>> BEGIN Data provided
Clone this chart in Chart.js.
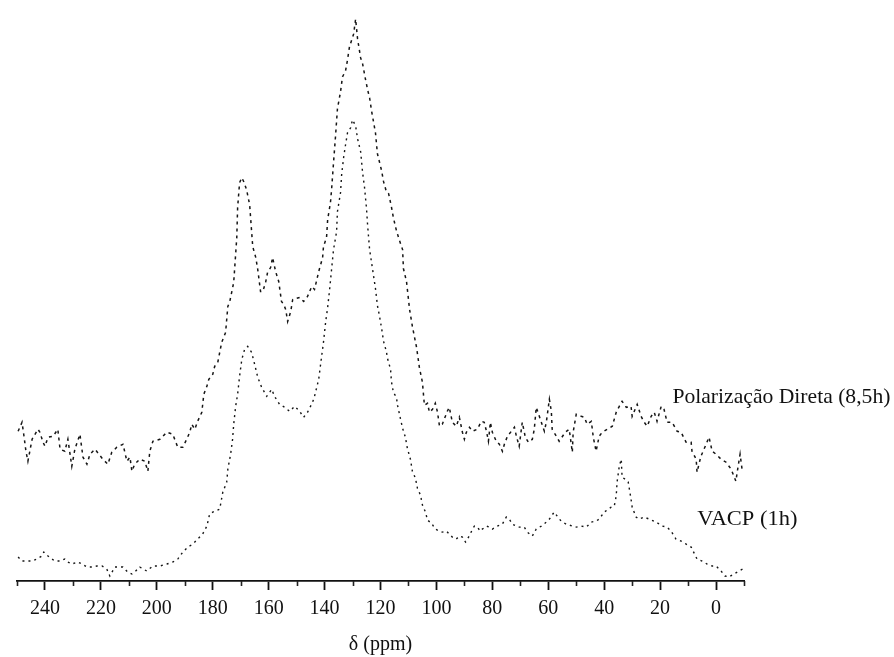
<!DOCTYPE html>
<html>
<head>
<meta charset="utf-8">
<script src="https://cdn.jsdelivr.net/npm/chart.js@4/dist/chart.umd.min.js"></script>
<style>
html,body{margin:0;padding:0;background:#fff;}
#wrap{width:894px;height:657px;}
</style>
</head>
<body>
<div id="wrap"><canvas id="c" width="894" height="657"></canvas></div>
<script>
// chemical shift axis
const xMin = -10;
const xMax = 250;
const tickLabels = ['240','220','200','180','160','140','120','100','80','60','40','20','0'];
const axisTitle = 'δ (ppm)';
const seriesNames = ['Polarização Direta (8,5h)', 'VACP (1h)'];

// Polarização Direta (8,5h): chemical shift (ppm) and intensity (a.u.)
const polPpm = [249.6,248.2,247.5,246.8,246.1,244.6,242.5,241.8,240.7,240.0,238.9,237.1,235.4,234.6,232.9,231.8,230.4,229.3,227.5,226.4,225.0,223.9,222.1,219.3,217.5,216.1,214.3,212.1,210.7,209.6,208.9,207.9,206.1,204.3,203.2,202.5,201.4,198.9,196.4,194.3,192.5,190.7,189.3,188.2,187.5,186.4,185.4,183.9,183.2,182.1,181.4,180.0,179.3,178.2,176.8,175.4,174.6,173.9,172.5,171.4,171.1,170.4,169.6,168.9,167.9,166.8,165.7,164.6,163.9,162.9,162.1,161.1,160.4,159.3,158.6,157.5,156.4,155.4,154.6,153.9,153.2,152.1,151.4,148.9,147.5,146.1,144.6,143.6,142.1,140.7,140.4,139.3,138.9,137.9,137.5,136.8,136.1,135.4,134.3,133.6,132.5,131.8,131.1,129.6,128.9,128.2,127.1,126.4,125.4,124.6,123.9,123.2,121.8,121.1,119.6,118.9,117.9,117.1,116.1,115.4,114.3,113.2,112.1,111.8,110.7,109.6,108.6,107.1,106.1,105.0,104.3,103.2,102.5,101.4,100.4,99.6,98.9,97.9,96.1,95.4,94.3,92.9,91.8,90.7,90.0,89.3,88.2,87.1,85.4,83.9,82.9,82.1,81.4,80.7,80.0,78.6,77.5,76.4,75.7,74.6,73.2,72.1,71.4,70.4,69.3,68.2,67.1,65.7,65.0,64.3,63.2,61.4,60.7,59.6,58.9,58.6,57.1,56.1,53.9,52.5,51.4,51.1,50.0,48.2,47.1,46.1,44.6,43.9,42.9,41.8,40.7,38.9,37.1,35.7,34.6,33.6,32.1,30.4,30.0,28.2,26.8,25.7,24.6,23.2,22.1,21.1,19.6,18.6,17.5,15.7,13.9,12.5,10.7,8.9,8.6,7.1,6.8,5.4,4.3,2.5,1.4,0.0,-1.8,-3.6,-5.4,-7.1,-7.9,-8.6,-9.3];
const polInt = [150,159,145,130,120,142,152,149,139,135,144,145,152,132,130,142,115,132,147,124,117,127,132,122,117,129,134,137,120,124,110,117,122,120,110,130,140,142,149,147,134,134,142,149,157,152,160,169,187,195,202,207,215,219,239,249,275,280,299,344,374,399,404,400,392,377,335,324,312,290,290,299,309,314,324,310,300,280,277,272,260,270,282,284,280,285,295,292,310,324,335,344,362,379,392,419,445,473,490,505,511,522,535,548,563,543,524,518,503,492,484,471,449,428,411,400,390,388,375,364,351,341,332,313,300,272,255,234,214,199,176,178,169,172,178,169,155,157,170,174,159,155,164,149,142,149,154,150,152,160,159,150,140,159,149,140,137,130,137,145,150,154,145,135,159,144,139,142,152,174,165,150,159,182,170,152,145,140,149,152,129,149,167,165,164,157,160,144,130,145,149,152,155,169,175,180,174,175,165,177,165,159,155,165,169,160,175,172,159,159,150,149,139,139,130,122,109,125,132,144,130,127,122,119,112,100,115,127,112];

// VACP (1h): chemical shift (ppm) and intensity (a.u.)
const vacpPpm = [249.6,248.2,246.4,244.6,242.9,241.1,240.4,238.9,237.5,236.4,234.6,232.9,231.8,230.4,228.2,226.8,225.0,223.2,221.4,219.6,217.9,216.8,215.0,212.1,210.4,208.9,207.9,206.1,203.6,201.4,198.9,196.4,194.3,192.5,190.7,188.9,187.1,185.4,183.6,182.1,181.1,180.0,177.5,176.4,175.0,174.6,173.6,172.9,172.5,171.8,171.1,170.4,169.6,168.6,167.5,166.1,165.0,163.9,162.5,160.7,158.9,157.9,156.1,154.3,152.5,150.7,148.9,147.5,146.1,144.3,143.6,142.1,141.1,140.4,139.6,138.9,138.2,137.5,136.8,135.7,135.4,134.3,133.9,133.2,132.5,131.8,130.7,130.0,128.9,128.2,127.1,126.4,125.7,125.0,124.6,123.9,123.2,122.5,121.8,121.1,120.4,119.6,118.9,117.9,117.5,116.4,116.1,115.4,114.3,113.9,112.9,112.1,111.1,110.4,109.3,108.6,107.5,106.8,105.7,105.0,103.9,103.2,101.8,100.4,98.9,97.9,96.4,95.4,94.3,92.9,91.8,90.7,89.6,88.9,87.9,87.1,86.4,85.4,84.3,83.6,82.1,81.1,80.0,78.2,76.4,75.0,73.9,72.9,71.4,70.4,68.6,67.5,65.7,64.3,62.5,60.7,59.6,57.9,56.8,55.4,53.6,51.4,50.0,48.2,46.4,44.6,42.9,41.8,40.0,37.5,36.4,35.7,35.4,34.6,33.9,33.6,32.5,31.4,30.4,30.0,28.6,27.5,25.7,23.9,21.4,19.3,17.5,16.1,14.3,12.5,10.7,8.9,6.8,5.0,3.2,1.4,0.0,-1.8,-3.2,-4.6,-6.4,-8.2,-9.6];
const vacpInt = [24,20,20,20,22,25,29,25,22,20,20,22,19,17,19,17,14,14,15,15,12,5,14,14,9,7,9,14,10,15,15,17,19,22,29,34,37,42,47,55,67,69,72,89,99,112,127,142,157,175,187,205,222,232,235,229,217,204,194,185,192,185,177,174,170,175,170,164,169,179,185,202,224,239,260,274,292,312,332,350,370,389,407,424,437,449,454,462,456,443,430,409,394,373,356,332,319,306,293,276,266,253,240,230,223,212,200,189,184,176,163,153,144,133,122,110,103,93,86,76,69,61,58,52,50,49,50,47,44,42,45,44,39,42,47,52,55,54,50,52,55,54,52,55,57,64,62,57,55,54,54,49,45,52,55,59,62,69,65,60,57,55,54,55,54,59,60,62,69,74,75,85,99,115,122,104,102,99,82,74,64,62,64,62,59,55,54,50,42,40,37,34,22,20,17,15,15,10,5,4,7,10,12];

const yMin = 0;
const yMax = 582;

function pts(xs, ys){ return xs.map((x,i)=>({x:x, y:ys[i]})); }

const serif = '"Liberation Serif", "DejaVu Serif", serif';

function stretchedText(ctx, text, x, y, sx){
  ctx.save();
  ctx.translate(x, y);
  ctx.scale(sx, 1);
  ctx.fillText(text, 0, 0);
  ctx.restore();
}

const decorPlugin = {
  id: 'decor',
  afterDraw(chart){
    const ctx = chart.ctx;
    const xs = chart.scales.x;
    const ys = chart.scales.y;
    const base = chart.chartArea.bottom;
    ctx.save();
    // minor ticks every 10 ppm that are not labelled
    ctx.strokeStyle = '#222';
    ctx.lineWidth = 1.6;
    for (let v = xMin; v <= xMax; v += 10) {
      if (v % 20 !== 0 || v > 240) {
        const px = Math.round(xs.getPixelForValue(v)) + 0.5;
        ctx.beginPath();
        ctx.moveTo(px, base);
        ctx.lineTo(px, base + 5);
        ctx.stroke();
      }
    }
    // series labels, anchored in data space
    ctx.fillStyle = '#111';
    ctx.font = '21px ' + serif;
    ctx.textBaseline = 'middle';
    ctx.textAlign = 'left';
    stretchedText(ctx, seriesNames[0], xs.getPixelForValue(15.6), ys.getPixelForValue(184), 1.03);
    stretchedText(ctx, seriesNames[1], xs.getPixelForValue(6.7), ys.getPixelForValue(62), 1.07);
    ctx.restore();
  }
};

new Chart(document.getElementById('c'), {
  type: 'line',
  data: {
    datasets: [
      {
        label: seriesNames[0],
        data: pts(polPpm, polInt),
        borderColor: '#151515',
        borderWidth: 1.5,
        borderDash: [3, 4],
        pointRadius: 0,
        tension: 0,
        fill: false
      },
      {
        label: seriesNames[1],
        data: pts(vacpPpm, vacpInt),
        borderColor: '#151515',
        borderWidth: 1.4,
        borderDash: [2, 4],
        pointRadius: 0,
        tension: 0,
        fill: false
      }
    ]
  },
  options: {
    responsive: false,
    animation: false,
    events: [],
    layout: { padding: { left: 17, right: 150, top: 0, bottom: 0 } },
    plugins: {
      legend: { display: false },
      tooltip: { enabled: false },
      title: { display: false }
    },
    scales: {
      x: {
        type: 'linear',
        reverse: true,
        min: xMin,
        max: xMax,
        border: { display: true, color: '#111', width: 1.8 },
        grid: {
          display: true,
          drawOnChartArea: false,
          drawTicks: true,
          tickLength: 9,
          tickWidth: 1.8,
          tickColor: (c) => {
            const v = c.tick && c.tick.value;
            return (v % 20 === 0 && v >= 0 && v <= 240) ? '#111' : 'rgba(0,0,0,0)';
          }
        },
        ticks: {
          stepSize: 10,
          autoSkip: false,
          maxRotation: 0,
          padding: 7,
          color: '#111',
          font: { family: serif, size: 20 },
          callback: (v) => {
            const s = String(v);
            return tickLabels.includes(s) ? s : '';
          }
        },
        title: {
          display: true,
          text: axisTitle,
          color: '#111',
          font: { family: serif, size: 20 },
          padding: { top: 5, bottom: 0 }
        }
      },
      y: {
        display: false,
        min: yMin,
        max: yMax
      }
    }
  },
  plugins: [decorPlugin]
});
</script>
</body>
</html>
>> END Data provided
■ **Given task**
Restate, line by line and word for word, everything from the top of the material through the line that contains "const seriesNames = ['Polarização". Leave pictures out.

■ **Solved exercise**
Clone this chart in Chart.js.
<!DOCTYPE html>
<html>
<head>
<meta charset="utf-8">
<script src="https://cdn.jsdelivr.net/npm/chart.js@4/dist/chart.umd.min.js"></script>
<style>
html,body{margin:0;padding:0;background:#fff;}
#wrap{width:894px;height:657px;}
</style>
</head>
<body>
<div id="wrap"><canvas id="c" width="894" height="657"></canvas></div>
<script>
// chemical shift axis
const xMin = -10;
const xMax = 250;
const tickLabels = ['240','220','200','180','160','140','120','100','80','60','40','20','0'];
const axisTitle = 'δ (ppm)';
const seriesNames = ['Polarização Direta (8,5h)', 'VACP (1h)'];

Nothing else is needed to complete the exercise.